Brian To ’18 has a tried-and-true method for ordering food in a foreign country. “Just point at the menu and see what happens. Sometimes it’s really good,” he says, “and sometimes you congratulate yourself for trying.” Either way, “it’s about being okay with the unknown. Go with it, and eventually you figure it out.” 

That adventurous philosophy has served To well throughout the two years he spent in Beppu, Japan, as part of a dual-degree partnership between St. Edward’s and Ritsumeikan Asia Pacific University. To spent his freshman and senior years on the hilltop working on a bachelor’s degree in Global Studies and his sophomore and junior years in Beppu earning a bachelor’s degree in Asia Pacific Studies. In May, he became the first St. Edward’s student to complete the dual-degree program.

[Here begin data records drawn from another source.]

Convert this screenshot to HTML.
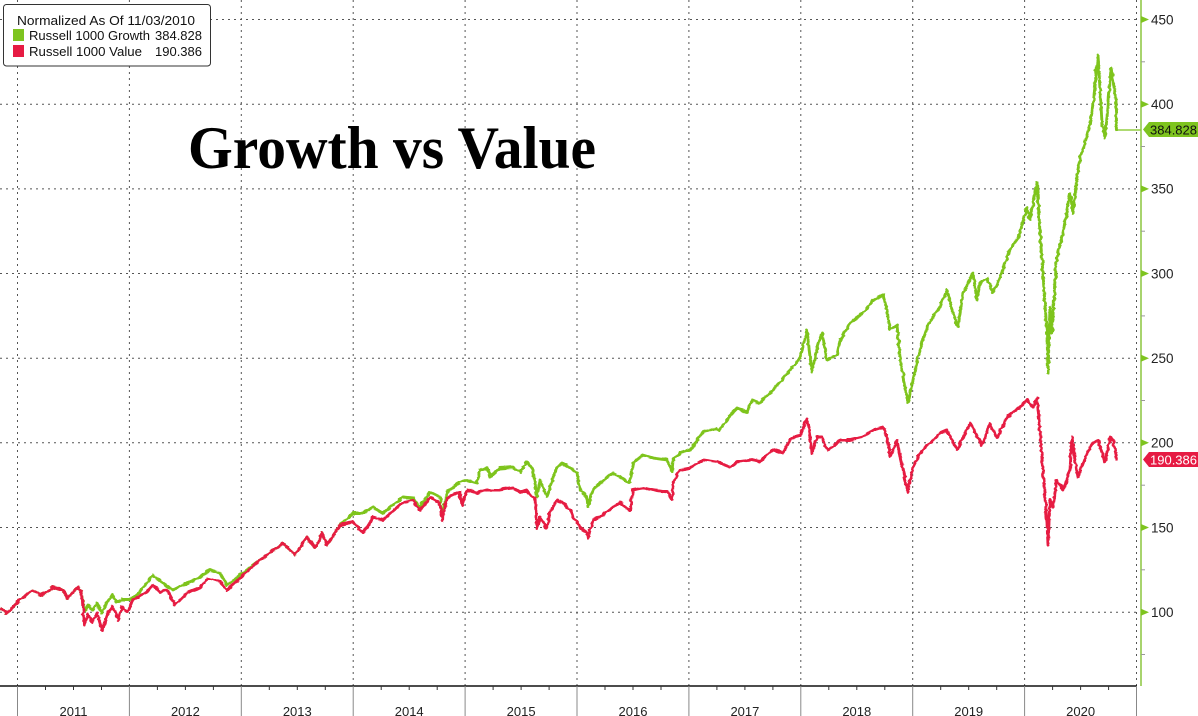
<!DOCTYPE html>
<html><head><meta charset="utf-8"><style>
html,body{margin:0;padding:0;background:#fff;}
svg{display:block;}
text{font-family:"Liberation Sans",sans-serif;}
</style></head><body>
<svg width="1198" height="716" viewBox="0 0 1198 716" xmlns="http://www.w3.org/2000/svg">
<defs>
<filter id="jit" x="-2%" y="-10%" width="104%" height="120%" filterUnits="objectBoundingBox">
<feTurbulence type="fractalNoise" baseFrequency="0.08 0.25" numOctaves="2" seed="4" result="n"/>
<feDisplacementMap in="SourceGraphic" in2="n" scale="3.5" xChannelSelector="R" yChannelSelector="G"/>
</filter>
</defs>
<rect width="1198" height="716" fill="#fff"/>
<!-- horizontal grid -->
<g stroke="#555" stroke-width="1" stroke-dasharray="2 4">
<line x1="0" y1="19.5" x2="1137" y2="19.5"/>
<line x1="0" y1="104.2" x2="1137" y2="104.2"/>
<line x1="0" y1="188.9" x2="1137" y2="188.9"/>
<line x1="0" y1="273.5" x2="1137" y2="273.5"/>
<line x1="0" y1="358.2" x2="1137" y2="358.2"/>
<line x1="0" y1="442.8" x2="1137" y2="442.8"/>
<line x1="0" y1="527.5" x2="1137" y2="527.5"/>
<line x1="0" y1="612.2" x2="1137" y2="612.2"/>
</g>
<!-- vertical grid -->
<g stroke="#555" stroke-width="1" stroke-dasharray="2 4">
<line x1="17.5" y1="0" x2="17.5" y2="686"/>
<line x1="129.4" y1="0" x2="129.4" y2="686"/>
<line x1="241.3" y1="0" x2="241.3" y2="686"/>
<line x1="353.2" y1="0" x2="353.2" y2="686"/>
<line x1="465.1" y1="0" x2="465.1" y2="686"/>
<line x1="577" y1="0" x2="577" y2="686"/>
<line x1="688.9" y1="0" x2="688.9" y2="686"/>
<line x1="800.8" y1="0" x2="800.8" y2="686"/>
<line x1="912.7" y1="0" x2="912.7" y2="686"/>
<line x1="1024.6" y1="0" x2="1024.6" y2="686"/>
<line x1="1136.5" y1="0" x2="1136.5" y2="686"/>
</g>
<!-- title -->
<text x="188" y="168" font-weight="bold" font-size="60" fill="#000" textLength="408" lengthAdjust="spacingAndGlyphs" style="font-family:'Liberation Serif',serif">Growth vs Value</text>

<g filter="url(#jit)">
<!-- green series -->
<polyline fill="none" stroke="#7ec41f" stroke-width="2.9" stroke-linejoin="round" points="0,608 7,613 20,600 33,590 40,595 47,592 53,587 63,590 67,598 73,592 78,587 82,593 84,612 88,605 93,610 97,603 102,613 107,602 112,595 117,602 122,600 130,600 140,592 153,575 163,583 173,590 187,583 200,577 210,570 220,573 227,585 240,575 260,560 263,558 283,543 295,555 307,537 315,548 322,533 327,545 340,525 353,513 363,513 373,507 383,513 403,497 413,498 420,507 430,492 440,497 442,517 447,492 460,482 467,480 477,483 480,470 487,468 490,477 500,468 513,467 520,472 527,462 533,470 537,497 540,480 547,497 550,487 557,467 562,463 570,468 577,473 580,490 587,497 588,507 593,490 600,483 613,473 620,477 630,483 633,463 643,455 653,458 667,460 672,472 673,460 680,453 690,450 703,432 717,428 720,430 730,415 737,408 747,412 752,400 760,403 767,395 773,390 783,378 790,370 800,358 807,330 810,357 812,372 817,347 822,333 827,360 837,355 840,340 850,323 863,313 873,300 883,295 887,310 890,330 897,325 900,357 908,403 913,380 920,348 930,320 940,307 947,290 953,313 958,327 963,293 973,273 977,300 980,283 987,278 993,293 1000,277 1010,250 1020,233 1027,207 1030,220 1037,183 1040,233 1042,260 1047,333 1048,373 1050,307 1052,333 1055,280 1057,257 1063,233 1070,193 1073,213 1077,177 1080,157 1085,143 1090,123 1093,107 1098,55 1102,123 1105,137 1108,107 1111,68 1115,93 1117,130"/>
<!-- red series -->
<polyline fill="none" stroke="#e61b43" stroke-width="2.9" stroke-linejoin="round" points="0,608 7,613 20,600 33,590 40,595 47,592 53,587 63,590 67,598 73,592 78,587 82,593 84,625 88,615 93,622 97,613 102,630 107,615 112,607 115,610 118,620 122,607 127,612 133,600 147,592 153,585 160,592 167,590 175,605 187,593 200,588 208,578 220,582 227,590 240,578 260,560 263,558 283,543 295,555 307,537 315,548 322,533 327,545 340,525 353,522 363,533 373,517 383,520 403,502 413,500 420,510 430,498 440,503 442,520 447,498 460,492 462,505 467,490 477,493 480,492 487,490 500,490 513,488 520,492 527,490 533,497 535,498 537,528 540,517 547,528 550,512 557,500 562,502 570,510 573,517 580,527 587,533 588,538 593,520 600,517 613,507 620,503 630,510 633,490 643,488 653,490 667,492 672,500 673,483 680,470 690,468 703,460 717,462 730,467 737,462 752,460 760,462 767,455 773,450 783,453 790,440 800,435 807,418 810,437 812,453 817,437 822,437 827,450 837,443 840,440 850,440 863,437 873,430 883,427 887,437 890,457 897,440 900,457 908,492 913,467 920,453 930,443 940,433 947,430 957,450 970,423 982,445 990,423 997,438 1007,417 1020,407 1027,400 1033,407 1037,398 1040,430 1043,473 1047,523 1048,545 1050,500 1053,507 1057,480 1063,490 1070,470 1072,437 1075,460 1078,477 1087,453 1093,443 1098,440 1105,462 1110,437 1113,440 1117,460"/>
</g>
<line x1="1117" y1="130" x2="1141" y2="130" stroke="#7ec41f" stroke-width="1.2"/>

<!-- bottom axis -->
<rect x="0" y="687" width="1198" height="29" fill="#fff"/>
<line x1="0" y1="686" x2="1137" y2="686" stroke="#111" stroke-width="1.5"/>
<g stroke="#888" stroke-width="1">
<line x1="17.5" y1="686" x2="17.5" y2="716"/>
<line x1="129.4" y1="686" x2="129.4" y2="716"/>
<line x1="241.3" y1="686" x2="241.3" y2="716"/>
<line x1="353.2" y1="686" x2="353.2" y2="716"/>
<line x1="465.1" y1="686" x2="465.1" y2="716"/>
<line x1="577" y1="686" x2="577" y2="716"/>
<line x1="688.9" y1="686" x2="688.9" y2="716"/>
<line x1="800.8" y1="686" x2="800.8" y2="716"/>
<line x1="912.7" y1="686" x2="912.7" y2="716"/>
<line x1="1024.6" y1="686" x2="1024.6" y2="716"/>
<line x1="1136.5" y1="686" x2="1136.5" y2="716"/>
</g>
<g stroke="#333" stroke-width="1">
<line x1="45.5" y1="686" x2="45.5" y2="690"/><line x1="73.5" y1="686" x2="73.5" y2="690"/><line x1="101.5" y1="686" x2="101.5" y2="690"/>
<line x1="157.4" y1="686" x2="157.4" y2="690"/><line x1="185.4" y1="686" x2="185.4" y2="690"/><line x1="213.4" y1="686" x2="213.4" y2="690"/>
<line x1="269.3" y1="686" x2="269.3" y2="690"/><line x1="297.3" y1="686" x2="297.3" y2="690"/><line x1="325.3" y1="686" x2="325.3" y2="690"/>
<line x1="381.2" y1="686" x2="381.2" y2="690"/><line x1="409.2" y1="686" x2="409.2" y2="690"/><line x1="437.2" y1="686" x2="437.2" y2="690"/>
<line x1="493.1" y1="686" x2="493.1" y2="690"/><line x1="521.1" y1="686" x2="521.1" y2="690"/><line x1="549.1" y1="686" x2="549.1" y2="690"/>
<line x1="605" y1="686" x2="605" y2="690"/><line x1="633" y1="686" x2="633" y2="690"/><line x1="661" y1="686" x2="661" y2="690"/>
<line x1="716.9" y1="686" x2="716.9" y2="690"/><line x1="744.9" y1="686" x2="744.9" y2="690"/><line x1="772.9" y1="686" x2="772.9" y2="690"/>
<line x1="828.8" y1="686" x2="828.8" y2="690"/><line x1="856.8" y1="686" x2="856.8" y2="690"/><line x1="884.8" y1="686" x2="884.8" y2="690"/>
<line x1="940.7" y1="686" x2="940.7" y2="690"/><line x1="968.7" y1="686" x2="968.7" y2="690"/><line x1="996.7" y1="686" x2="996.7" y2="690"/>
<line x1="1052.6" y1="686" x2="1052.6" y2="690"/><line x1="1080.6" y1="686" x2="1080.6" y2="690"/><line x1="1108.6" y1="686" x2="1108.6" y2="690"/>
</g>
<g font-size="13" fill="#222" text-anchor="middle">
<text x="73.5" y="716">2011</text>
<text x="185.4" y="716">2012</text>
<text x="297.3" y="716">2013</text>
<text x="409.2" y="716">2014</text>
<text x="521.1" y="716">2015</text>
<text x="633" y="716">2016</text>
<text x="744.9" y="716">2017</text>
<text x="856.8" y="716">2018</text>
<text x="968.7" y="716">2019</text>
<text x="1080.6" y="716">2020</text>
</g>

<!-- right axis -->
<line x1="1141" y1="0" x2="1141" y2="686" stroke="#8cc63f" stroke-width="1.5"/>
<g stroke="#999" stroke-width="1">
<line x1="1141" y1="61.8" x2="1145" y2="61.8"/>
<line x1="1141" y1="146.5" x2="1145" y2="146.5"/>
<line x1="1141" y1="231.2" x2="1145" y2="231.2"/>
<line x1="1141" y1="315.9" x2="1145" y2="315.9"/>
<line x1="1141" y1="400.5" x2="1145" y2="400.5"/>
<line x1="1141" y1="485.2" x2="1145" y2="485.2"/>
<line x1="1141" y1="569.8" x2="1145" y2="569.8"/>
<line x1="1141" y1="654.5" x2="1145" y2="654.5"/>
</g>
<g fill="#7ec41f">
<polygon points="1141,16 1149,19.5 1141,23"/>
<polygon points="1141,100.7 1149,104.2 1141,107.7"/>
<polygon points="1141,185.4 1149,188.9 1141,192.4"/>
<polygon points="1141,270 1149,273.5 1141,277"/>
<polygon points="1141,354.7 1149,358.2 1141,361.7"/>
<polygon points="1141,439.3 1149,442.8 1141,446.3"/>
<polygon points="1141,524 1149,527.5 1141,531"/>
<polygon points="1141,608.7 1149,612.2 1141,615.7"/>
</g>
<g font-size="13.5" fill="#222">
<text x="1151" y="24.5">450</text>
<text x="1151" y="109">400</text>
<text x="1151" y="193.7">350</text>
<text x="1151" y="278.3">300</text>
<text x="1151" y="363">250</text>
<text x="1151" y="447.6">200</text>
<text x="1151" y="532.3">150</text>
<text x="1151" y="617">100</text>
</g>
<!-- value tags -->
<polygon points="1143,129.5 1149,122 1198,122 1198,137 1149,137" fill="#7ec41f"/>
<text x="1150" y="134.5" font-size="13" fill="#111">384.828</text>
<polygon points="1143,459.5 1149,452 1198,452 1198,467 1149,467" fill="#e61b43"/>
<text x="1150" y="464.5" font-size="13" fill="#fff">190.386</text>

<!-- legend -->
<rect x="3.5" y="4.5" width="207" height="61.5" rx="3" ry="3" fill="#fff" stroke="#333" stroke-width="1"/>
<text x="17" y="25" font-size="13" fill="#111" textLength="178" lengthAdjust="spacingAndGlyphs">Normalized As Of 11/03/2010</text>
<rect x="13" y="29" width="11" height="12" fill="#7ec41f"/>
<text x="29" y="40" font-size="13" fill="#111" textLength="121" lengthAdjust="spacingAndGlyphs">Russell 1000 Growth</text>
<text x="202" y="40" font-size="13" fill="#111" text-anchor="end">384.828</text>
<rect x="13" y="45" width="11" height="12" fill="#e61b43"/>
<text x="29" y="56" font-size="13" fill="#111" textLength="113" lengthAdjust="spacingAndGlyphs">Russell 1000 Value</text>
<text x="202" y="56" font-size="13" fill="#111" text-anchor="end">190.386</text>
</svg>
</body></html>
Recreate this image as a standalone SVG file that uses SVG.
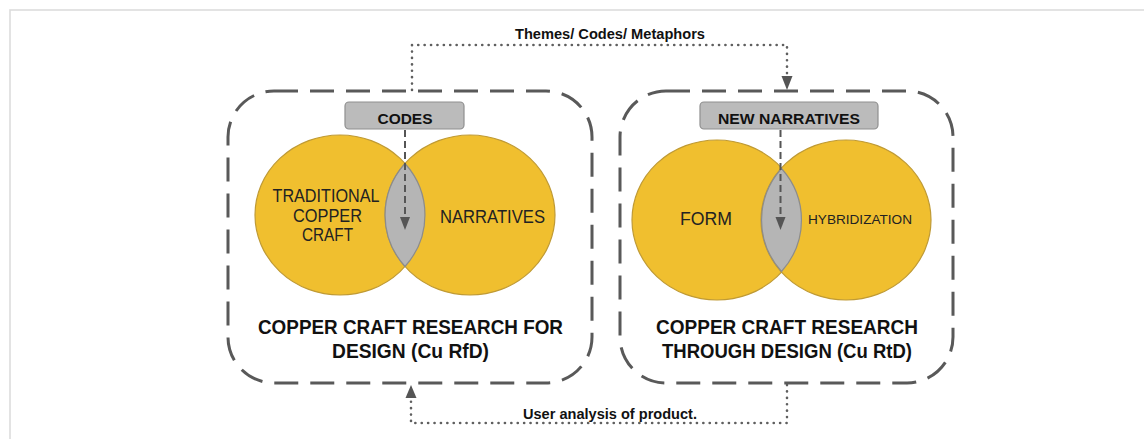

To, who is Vietnamese American and grew up in Houston, had traveled to southeast Asia on family trips throughout his childhood. He also participated in the Global Engagement Living Learning Community his freshman year at St. Edward’s, connecting with like-minded students about everything from international furniture styles to how people date in other cultures. In retrospect, his time in the LLC “was a microcosm of what I experienced in Japan. I thought ‘globalism’ was an overused word, but the world really is a melting pot.”

Still, total immersion in a foreign culture isn’t easy, he says: “You have to be able to pack up your home in a suitcase and make a new home somewhere else.” While it can be daunting, it was also a common denominator for To and his classmates at APU, where half the students come from outside Japan. “Nothing brings you together like not understanding anything,” says To, who forged fast friendships with his classmates from 73 countries. Together they took six hours of daily Japanese lessons coupled with business, political science and international relations classes taught in English.

Fulfilling the requirements for two degrees from two universities on opposite sides of the world was sometimes challenging. Enter Professor of Political Science William Nichols, academic coordinator of the dual-degree program, chair of the Global Studies department and “my handler,” says To (who also fulfilled the requirements of the St. Edward’s Honors Program). “Dr. Nichols helped me navigate everything.”

Since the dual-degree program started in 2013, Nichols has shepherded eight APU students and seven students from St. Edward’s through the process. (Four have completed both degrees, while others are in the midst of the program.) He relies on email and Skype to stay in touch with the Hilltoppers in Beppu, and he meets regularly with the Japanese students in Austin, even hosting Thanksgiving dinner and giving a primer on opening bank accounts.

The opportunities the dual-degree program offers students are unique on an undergraduate level, says Nichols, who is mapping out a possible dual-degree Environmental Science and Policy program and is working to initiate a faculty exchange between APU and St. Edward’s. “It’s very unusual to be able to sync up core classes, majors and languages among universities. I’ve presented at several conferences, and I can’t find anything like our program.” Not to mention its life-changing impact on his students: “From the language acquisition to the cultural understanding, they really are different people when they come home.”

Just ask To, who is spending a year teaching English in Vietnam while he applies to graduate schools. He eventually hopes to take the U.S. Foreign Service Exam. “If you want to level up in life, go abroad,” he says. “Once you get a taste of that wanderlust, once you make friends from all over the world, you can’t stop.”